I’m after a bit of guidance in dealing with a rather sensitive issue at work.

I am a Team Leader, and a member of my team has Persistent Effective Mood Disorder, for which she is covered under DDA due to it being a mental health issue.

Team Leader hat off and a bit of background: She is an extremely difficult woman to warm too. She has quite a few enemies within the office. She is nosey, rude and bossy. She always has to be the centre of attention, She is married, in her late 40’s and has no children. She has numerous Godchildren though and always refers to them as “her girls”. She is a very needy individual.

Now, my issue is, is that she has just recently gone through the informal mediation process at work with a colleague (as a result of being placed on the same work station as her, stamped her feet because she wanted to sit with her friend, but couldn’t as this friend said if she was placed with her should would resign as she is a nightmare to work with!). Relations seemed to have improved, however in the last couple of weeks tensions have been building. The other team member came into me earlier on in the week and said that enough was enough, she couldn’t work with her and that she was a bully. Strong word. Difficult to work with: yes. Rude: yes. Personality issues: Yes. Bully: In my opinion, no.

I contacted the guy who conducted the mediation on the sly to get him to send a “how’s it going?” email to see what kind of response he would get, but in the interim another team member came in to the office to report what she felt was “inappropriate behaviour”. It turns out that she has been buying her little gifts. Sweets one day, a bunch of flowers another and then a rather expensive bottle of chilli oil to name but a few. She has also been buying little gifts for other members of the team to (only found this out yesterday). She thought it was sweet at first but then it all got a little weird. She asked her to stop doing it but she still persists in buying things for her. She also got a little present for the lady she has been going through mediation with today along with a little note saying that she “hoped the little present would brighten her day”………….it was a pork pie!!! Is she trying to buy friendship/loyalty?

How on earth do I approach this with her being quite a big issue. Its really starting to freak her colleagues out! She’s even started dressing like someone in office, and doing her hair the same, mirroring her mannerisms etc.

She will obviously say that she is just being nice but its not coming across that way, and I know she is going to say that it’s a result of her disorder. But she can’t carry on like this surely???? Has anyone else been in a similar situation?

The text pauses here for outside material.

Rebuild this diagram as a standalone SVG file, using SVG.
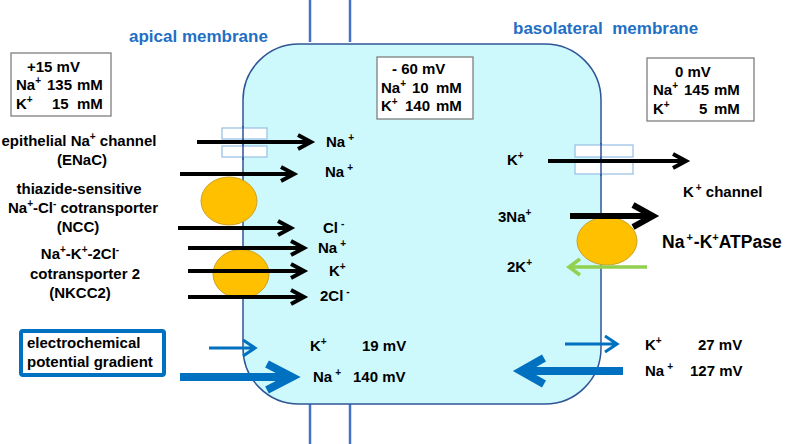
<svg xmlns="http://www.w3.org/2000/svg" width="787" height="444" viewBox="0 0 787 444">
<style>
text{font-family:"Liberation Sans",Arial,sans-serif;font-weight:bold;font-size:15px;fill:#000}
.s{font-size:10px}
.t{font-size:17px;fill:#1f6fc5}
.big{font-size:17.5px}
.big .s{font-size:11px}
.box{fill:#fff;stroke:#7f7f7f;stroke-width:1.3}
.ch{fill:#fff;stroke:#9dc3e6;stroke-width:1.3}
.el{fill:#ffc000;stroke:#c9a227;stroke-width:1}
.ab{fill:none;stroke:#000;stroke-width:4;stroke-linejoin:miter}
.ab6{fill:none;stroke:#000;stroke-width:6;stroke-linejoin:miter}
.bl{fill:none;stroke:#0070c0;stroke-width:3}
.bl8{fill:none;stroke:#0070c0;stroke-width:8}
.gr{fill:none;stroke:#92d050;stroke-width:3.5}
.vl{stroke:#4472c4;stroke-width:2.5}
</style>
<rect width="787" height="444" fill="#fff"/>
<g id="cell">
<line class="vl" x1="310" y1="0" x2="310" y2="42"/>
<line class="vl" x1="350" y1="0" x2="350" y2="42"/>
<line class="vl" x1="310" y1="404" x2="310" y2="444"/>
<line class="vl" x1="350" y1="404" x2="350" y2="444"/>
<rect x="243" y="44" width="358" height="360" rx="56" ry="56" fill="#cdf8fc" stroke="#2f5597" stroke-width="1.5"/>
</g>
<g id="titles">
<text class="t" x="129" y="42">apical membrane</text>
<text class="t" x="513" y="34" xml:space="preserve">basolateral  membrane</text>
</g>
<g id="box-lumen">
<rect class="box" x="11" y="53" width="100" height="63"/>
<text x="27" y="72">+15 mV</text>
<text x="16" y="90">Na<tspan class="s" dy="-6">+</tspan><tspan x="47" dy="6">135</tspan><tspan x="77">mM</tspan></text>
<text x="16" y="109">K<tspan class="s" dy="-6">+</tspan><tspan x="52" dy="6">15</tspan><tspan x="77">mM</tspan></text>
</g>
<g id="box-cell">
<rect class="box" x="377" y="57" width="96" height="62"/>
<text x="392" y="74">- 60 mV</text>
<text x="381" y="93">Na<tspan class="s" dy="-6">+</tspan><tspan x="412" dy="6">10</tspan><tspan x="436">mM</tspan></text>
<text x="381" y="111">K<tspan class="s" dy="-6">+</tspan><tspan x="405" dy="6">140</tspan><tspan x="436">mM</tspan></text>
</g>
<g id="box-blood">
<rect class="box" x="647" y="58" width="107" height="63"/>
<text x="675" y="77">0 mV</text>
<text x="653" y="95">Na<tspan class="s" dy="-6">+</tspan><tspan x="684" dy="6">145</tspan><tspan x="714">mM</tspan></text>
<text x="653" y="114">K<tspan class="s" dy="-6">+</tspan><tspan x="699" dy="6">5</tspan><tspan x="714">mM</tspan></text>
</g>
<g id="enac">
<rect class="ch" x="222" y="128" width="45" height="11"/>
<rect class="ch" x="222" y="146" width="45" height="11"/>
<line x1="243" y1="126" x2="243" y2="160" stroke="#2f5597" stroke-width="1.5"/>
</g>
<g id="kchannel">
<rect class="ch" x="575" y="145" width="58" height="12"/>
<rect class="ch" x="575" y="162" width="58" height="12"/>
<line x1="601" y1="143" x2="601" y2="176" stroke="#2f5597" stroke-width="1.5"/>
</g>
<g id="ncc"><ellipse class="el" cx="229" cy="201" rx="28" ry="24"/></g>
<g id="nkcc2"><ellipse class="el" cx="241" cy="274" rx="28" ry="24.5"/></g>
<g id="nakatpase"><ellipse class="el" cx="607" cy="241" rx="30" ry="24"/></g>
<g id="connectors">
<path class="ab" d="M197 142H311M298 135L311 142L298 149"/>
<path class="ab" d="M180 174H294M281 167L294 174L281 181"/>
<path class="ab" d="M178 228H291M278 221L291 228L278 235"/>
<path class="ab" d="M188 248H304M291 241L304 248L291 255"/>
<path class="ab" d="M188 271H304M291 264L304 271L291 278"/>
<path class="ab" d="M188 297H304M291 290L304 297L291 304"/>
<path class="ab" d="M548 161H686M673 154L686 161L673 168"/>
<path class="ab6" d="M570 216H653M633 205L653 216L633 227"/>
<path class="gr" d="M647 267H569M580 259L569 267L580 275"/>
<path class="bl" d="M209 348H255M243 340L255 348L243 356"/>
<path class="bl8" d="M180 377H292M267 364L292 377L267 390"/>
<path class="bl" d="M565 344H617M605 336L617 344L605 352"/>
<path class="bl8" d="M623 371H521M544 358L521 371L544 384"/>
</g>
<g id="labels-left">
<text x="79" y="146" text-anchor="middle">epithelial Na<tspan class="s" dy="-6">+</tspan><tspan dy="6"> channel</tspan></text>
<text x="82" y="165" text-anchor="middle">(ENaC)</text>
<text x="79" y="194" text-anchor="middle">thiazide-sensitive</text>
<text x="83" y="213" text-anchor="middle">Na<tspan class="s" dy="-6">+</tspan><tspan dy="6">-Cl</tspan><tspan class="s" dy="-6">-</tspan><tspan dy="6"> cotransporter</tspan></text>
<text x="78" y="232" text-anchor="middle">(NCC)</text>
<text x="80" y="259" text-anchor="middle">Na<tspan class="s" dy="-6">+</tspan><tspan dy="6">-K</tspan><tspan class="s" dy="-6">+</tspan><tspan dy="6">-2Cl</tspan><tspan class="s" dy="-6">-</tspan></text>
<text x="85" y="279" text-anchor="middle">cotransporter 2</text>
<text x="80" y="298" text-anchor="middle">(NKCC2)</text>
</g>
<g id="labels-cell">
<text x="326" y="147">Na<tspan class="s" dx="3" dy="-6">+</tspan></text>
<text x="325" y="177">Na<tspan class="s" dx="3" dy="-6">+</tspan></text>
<text x="323" y="233">Cl<tspan class="s" dx="3" dy="-6">-</tspan></text>
<text x="318" y="253">Na<tspan class="s" dx="3" dy="-6">+</tspan></text>
<text x="329" y="276">K<tspan class="s" dy="-6">+</tspan></text>
<text x="320" y="301">2Cl<tspan class="s" dx="3" dy="-6">-</tspan></text>
<text x="507" y="165">K<tspan class="s" dy="-6">+</tspan></text>
<text x="498" y="222">3Na<tspan class="s" dy="-6">+</tspan></text>
<text x="507" y="272">2K<tspan class="s" dy="-6">+</tspan></text>
<text x="310" y="351">K<tspan class="s" dy="-6">+</tspan></text>
<text x="362" y="351">19 mV</text>
<text x="313" y="382">Na<tspan class="s" dx="3" dy="-6">+</tspan></text>
<text x="353" y="382">140 mV</text>
</g>
<g id="labels-right">
<text x="683" y="197">K<tspan class="s" dx="2" dy="-6">+</tspan><tspan dy="6"> channel</tspan></text>
<text class="big" x="662" y="248">Na<tspan class="s" dx="2" dy="-7">+</tspan><tspan dx="1" dy="7">-K</tspan><tspan class="s" dy="-7">+</tspan><tspan dy="7">ATPase</tspan></text>
<text x="645" y="350">K<tspan class="s" dy="-6">+</tspan></text>
<text x="698" y="350">27 mV</text>
<text x="645" y="376">Na<tspan class="s" dx="3" dy="-6">+</tspan></text>
<text x="690" y="376">127 mV</text>
</g>
<g id="legend">
<rect x="21" y="331" width="143" height="44" rx="2" fill="#fff" stroke="#0070c0" stroke-width="4"/>
<text x="27" y="348">electrochemical</text>
<text x="27" y="367">potential gradient</text>
</g>
</svg>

Sorry for the longwinded-ness…believe me this is the shortened version!
Any advice would be gratefully received!
 
I think you need to go to HR for advice, and speak to your manager for advice as well, you don't need to handle it all by yourself x
 
I agree with Pearls.

definitely find support in the situation for your own benefit too x
 
Oh my awkward! As pp's have said, involve people higher than you as soon as possible, everybody should be aware especially as it is affecting different members of of your work team.